The judge was also cautious in her approach to the Surgeon’s letter responding to the complaint.

“Although I accept that her memory would have been fresh at the time that she wrote the letter of 25 November 2013, it is a response to a complaint. There is a risk that the author of such a letter may come to produce an account which is fashioned, consciously or unconsciously, with a view to resisting the complaint.”

But the judge continued:

“In spite of this, I was impressed by her oral evidence. She appeared to be a careful, quietly spoken and slightly diffident individual. She was clearly distressed by the death of the deceased. That would not necessarily enhance her credibility, as it might provide a context for evidence given with a view to justifying her actions, but my impression was of sorrow and regret, rather than defensiveness or self-justification. I formed the view that she was doing her best to tell the truth in giving her recollection of the discussion with the deceased on 23 September 2013 and that her evidence was generally reliable.”

The judge also noted that certain aspects of the Surgeon’s account were corroborated by other evidence. The judge was also cautious about relying on the evidence of the deceased’s sister noting that:  and she indicated that she was not prepared to

“[I]t necessarily involved a degree of speculation on her part as to what the deceased would have done in particular circumstances”

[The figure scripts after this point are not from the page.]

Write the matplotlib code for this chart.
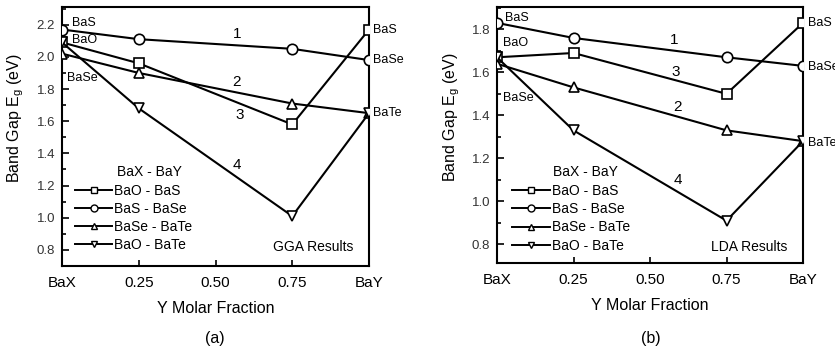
import numpy as np
import matplotlib
matplotlib.use("Agg")
import matplotlib.pyplot as plt
from matplotlib.ticker import MultipleLocator
from matplotlib.lines import Line2D

plt.rcParams['font.family'] = ['Liberation Sans', 'DejaVu Sans']

# x positions (Y molar fraction) and tick labels
x = [0.0, 0.25, 0.75, 1.0]
xtick_pos = [0.0, 0.25, 0.50, 0.75, 1.0]
xtick_labels = ['BaX', '0.25', '0.50', '0.75', 'BaY']

series_names = ['BaO - BaS', 'BaS - BaSe', 'BaSe - BaTe', 'BaO - BaTe']
series_markers = ['s', 'o', '^', 'v']

# GGA band gaps (eV)
gga_bao_bas = [2.09, 1.96, 1.58, 2.17]
gga_bas_base = [2.17, 2.11, 2.05, 1.98]
gga_base_bate = [2.02, 1.90, 1.71, 1.65]
gga_bao_bate = [2.09, 1.68, 1.01, 1.65]

# LDA band gaps (eV)
lda_bao_bas = [1.67, 1.69, 1.50, 1.83]
lda_bas_base = [1.83, 1.76, 1.67, 1.63]
lda_base_bate = [1.64, 1.53, 1.33, 1.28]
lda_bao_bate = [1.67, 1.33, 0.91, 1.28]

# curve numbers: (label, x, y)
gga_numbers = [('1', 0.57, 2.14), ('2', 0.57, 1.845), ('3', 0.58, 1.64), ('4', 0.57, 1.33)]
lda_numbers = [('1', 0.58, 1.75), ('3', 0.585, 1.603), ('2', 0.59, 1.44), ('4', 0.59, 1.10)]

# end labels: (text, x, y)
gga_end_labels = [('BaS', 0.033, 2.21), ('BaO', 0.033, 2.107), ('BaSe', 0.016, 1.87),
                  ('BaS', 1.012, 2.17), ('BaSe', 1.012, 1.98), ('BaTe', 1.012, 1.65)]
lda_end_labels = [('BaS', 0.027, 1.851), ('BaO', 0.018, 1.735), ('BaSe', 0.018, 1.479),
                  ('BaS', 1.017, 1.828), ('BaSe', 1.017, 1.626), ('BaTe', 1.017, 1.272)]

fig = plt.figure(figsize=(8.35, 3.51), dpi=100)
ax1 = fig.add_axes([62/835, 85/351, 307/835, 259/351])
ax2 = fig.add_axes([497/835, 88/351, 306/835, 256/351])


def draw_panel(ax, data, ylim, numbers, end_labels, method, leg_xy, title_xy, method_xy,
               ylabel_xy):
    for vals, mk in zip(data, series_markers):
        ax.plot(x, vals, color='black', lw=1.5, marker=mk, ms=7.5,
                mfc='white', mec='black', mew=1.2, zorder=3)
    ax.set_xlim(0, 1)
    ax.set_ylim(*ylim)
    ax.set_xticks(xtick_pos)
    ax.set_xticklabels(xtick_labels, fontsize=11)
    ax.yaxis.set_major_locator(MultipleLocator(0.2))
    ax.yaxis.set_minor_locator(MultipleLocator(0.1))
    ax.yaxis.set_major_formatter(matplotlib.ticker.FormatStrFormatter('%.1f'))
    ax.tick_params(axis='x', direction='in', length=4, width=1.2, pad=7, top=False)
    ax.tick_params(axis='y', which='both', direction='in', width=1.2, right=False,
                   labelsize=9.5, labelcolor='#333333', pad=5)
    ax.tick_params(axis='y', which='major', length=5)
    ax.tick_params(axis='y', which='minor', length=3)
    for s in ax.spines.values():
        s.set_linewidth(1.5)
    ax.set_xlabel('Y Molar Fraction', fontsize=11.5, labelpad=8)
    ax.set_ylabel('Band Gap E$_\\mathregular{g}$ (eV)', fontsize=11.5)
    ax.yaxis.set_label_coords(*ylabel_xy)
    for t, nx, ny in numbers:
        ax.text(nx, ny, t, fontsize=11, ha='center', va='center')
    for t, lx, ly in end_labels:
        ax.text(lx, ly, t, fontsize=9, ha='left', va='center', clip_on=False)
    handles = [Line2D([], [], color='black', lw=1.4, marker=mk, ms=5, mfc='white',
                      mec='black', mew=1.0) for mk in series_markers]
    ax.legend(handles, series_names, loc='upper left', bbox_to_anchor=leg_xy,
              frameon=False, fontsize=10, handlelength=2.7, handletextpad=0.15,
              labelspacing=0.3, borderpad=0, borderaxespad=0)
    ax.text(title_xy[0], title_xy[1], 'BaX - BaY', transform=ax.transAxes,
            fontsize=10, ha='left', va='center')
    ax.text(method_xy[0], method_xy[1], method, transform=ax.transAxes,
            fontsize=10, ha='center', va='center')


draw_panel(ax1, [gga_bao_bas, gga_bas_base, gga_base_bate, gga_bao_bate], (0.7, 2.31),
           gga_numbers, gga_end_labels, 'GGA Results', (0.042, 0.318), (0.179, 0.363),
           (0.818, 0.073), (-0.117, 0.571))
draw_panel(ax2, [lda_bao_bas, lda_bas_base, lda_base_bate, lda_bao_bate], (0.713, 1.904),
           lda_numbers, lda_end_labels, 'LDA Results', (0.05, 0.308), (0.183, 0.355),
           (0.825, 0.064), (-0.113, 0.570))

fig.text(215/835, 1 - 338/351, '(a)', fontsize=11.5, ha='center', va='center')
fig.text(651/835, 1 - 338/351, '(b)', fontsize=11.5, ha='center', va='center')

fig.savefig('out.png', dpi=100)
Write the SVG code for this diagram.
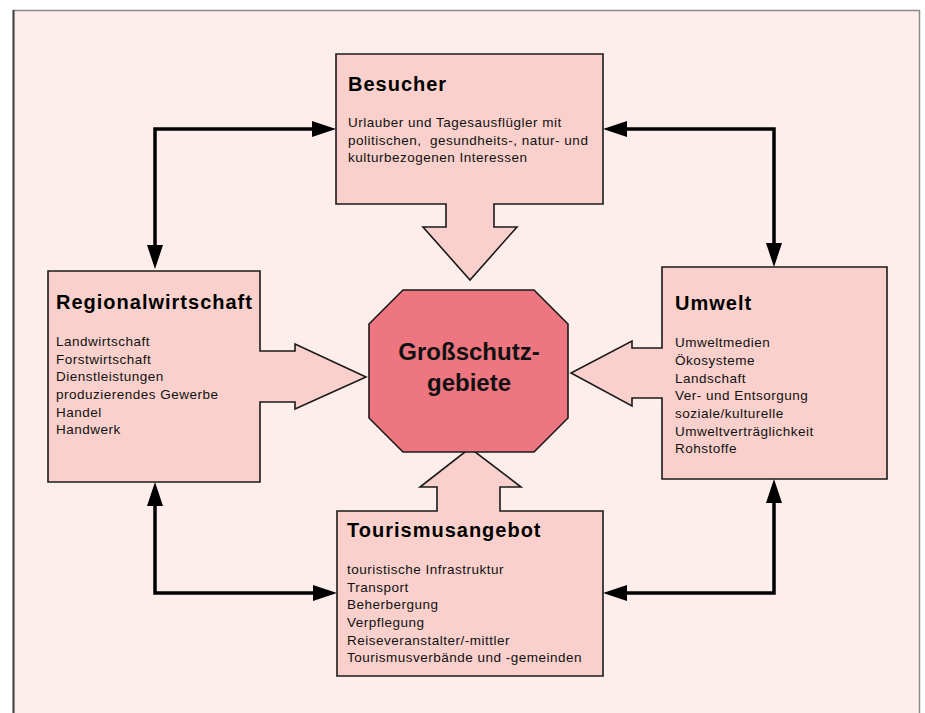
<svg xmlns="http://www.w3.org/2000/svg" width="925" height="713" viewBox="0 0 925 713">
<defs>
<style>
.frame{fill:#FDEEEB;stroke:#8a8a8a;stroke-width:1.5}
.box{fill:#F9D0CB;stroke:#1a1a1a;stroke-width:1.6;stroke-linejoin:miter}
.oct{fill:#EE7680;stroke:#1a1a1a;stroke-width:1.6}
.title{font-family:"Liberation Sans",Arial,sans-serif;font-weight:bold;font-size:20px;letter-spacing:1px;fill:#000}
.body{font-family:"Liberation Sans",Arial,sans-serif;font-size:13.5px;letter-spacing:0.5px;fill:#111;white-space:pre}
.center{font-family:"Liberation Sans",Arial,sans-serif;font-weight:bold;font-size:24px;fill:#111;text-anchor:middle}
.conn{fill:none;stroke:#000;stroke-width:3.5;stroke-linejoin:miter}
</style>
<marker id="ah" viewBox="0 0 24 16" refX="14" refY="8" markerWidth="24" markerHeight="16" markerUnits="userSpaceOnUse" orient="auto-start-reverse">
<path d="M0,0 L24,8 L0,16 Z" fill="#000"/>
</marker>
</defs>
<rect class="frame" x="13.5" y="10.5" width="906" height="710"/>
<line x1="13.5" y1="10" x2="13.5" y2="713" stroke="#444" stroke-width="2"/>

<g id="connectors">
<path class="conn" d="M155,259 L155,129 L326,129" marker-start="url(#ah)" marker-end="url(#ah)"/>
<path class="conn" d="M613,129 L774,129 L774,257" marker-start="url(#ah)" marker-end="url(#ah)"/>
<path class="conn" d="M155,492 L155,593 L327,593" marker-start="url(#ah)" marker-end="url(#ah)"/>
<path class="conn" d="M613,593 L774,593 L774,489" marker-start="url(#ah)" marker-end="url(#ah)"/>
</g>

<g id="besucher">
<path class="box" d="M336,54 H603 V204 H494 V227 H517 L470,280 L423,227 H446 V204 H336 Z"/>
<text class="title" x="348" y="91">Besucher</text>
<text class="body" x="348" y="127">Urlauber und Tagesausflügler mit</text>
<text class="body" x="348" y="145">politischen,  gesundheits-, natur- und</text>
<text class="body" x="348" y="162">kulturbezogenen Interessen</text>
</g>

<g id="regionalwirtschaft">
<path class="box" d="M48,271 H260 V351 H295 V344 L366,377 L295,409 V402 H260 V482 H48 Z"/>
<text class="title" x="56" y="309">Regionalwirtschaft</text>
<text class="body" x="56" y="346">Landwirtschaft</text>
<text class="body" x="56" y="364">Forstwirtschaft</text>
<text class="body" x="56" y="381">Dienstleistungen</text>
<text class="body" x="56" y="399">produzierendes Gewerbe</text>
<text class="body" x="56" y="417">Handel</text>
<text class="body" x="56" y="434">Handwerk</text>
</g>

<g id="umwelt">
<path class="box" d="M662,267 H887 V479 H662 V398 H632 V406 L571,373 L632,341 V348 H662 Z"/>
<text class="title" x="675" y="310">Umwelt</text>
<text class="body" x="675" y="347">Umweltmedien</text>
<text class="body" x="675" y="365">Ökosysteme</text>
<text class="body" x="675" y="383">Landschaft</text>
<text class="body" x="675" y="400">Ver- und Entsorgung</text>
<text class="body" x="675" y="418">soziale/kulturelle</text>
<text class="body" x="675" y="436">Umweltverträglichkeit</text>
<text class="body" x="675" y="453">Rohstoffe</text>
</g>

<g id="tourismusangebot">
<path class="box" d="M337,511 H437 V487 H420 L470,448 L521,487 H500 V511 H603 V676 H337 Z"/>
<text class="title" x="347" y="537">Tourismusangebot</text>
<text class="body" x="347" y="574">touristische Infrastruktur</text>
<text class="body" x="347" y="592">Transport</text>
<text class="body" x="347" y="609">Beherbergung</text>
<text class="body" x="347" y="627">Verpflegung</text>
<text class="body" x="347" y="645">Reiseveranstalter/-mittler</text>
<text class="body" x="347" y="662">Tourismusverbände und -gemeinden</text>
</g>

<g id="grossschutzgebiete">
<polygon class="oct" points="403,290 534,290 568,324 568,418 534,452 403,452 369,418 369,324"/>
<text class="center" x="469" y="360">Großschutz-</text>
<text class="center" x="469" y="391">gebiete</text>
</g>
</svg>
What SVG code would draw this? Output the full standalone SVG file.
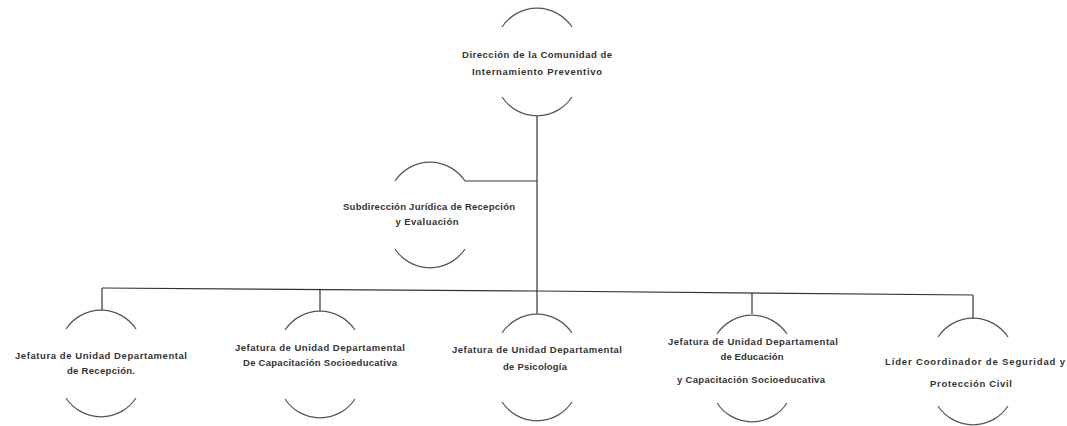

Despite the absence of a contemporaneous written record the Court accepted the Surgeon’s evidence at trial that she had properly consented the patient.


The importance of making contemporaneous records of discussions related to consent is not in doubt. The absence of records creates problems for professionals and for patients. The aphorism “if it’s not written down it didn’t happen” is useful in impressing the importance of record keeping to healthcare professionals. However, it is an aphorism which has been abused on occasion being used as if it were a rule of law; Indeed, the aphorism is obviously illogical. A number of notable decisions have highlighted the problems with treating it as a rule of decision-making.[2]

This case demonstrates the approach which decision-makers should take in the absence of contemporaneous records namely, to look at such evidence as is available and decide what weight ought to be attached to it.

[1] Alan McNab and others v Greater Glasgow Health Board [2020] CSOH 53



This briefing is for guidance purposes only. RadcliffesLeBrasseur LLP accepts no responsibility or liability whatsoever for any action taken or not taken in relation to this note and recommends that appropriate legal advice be taken having regard to a client's own particular circumstances.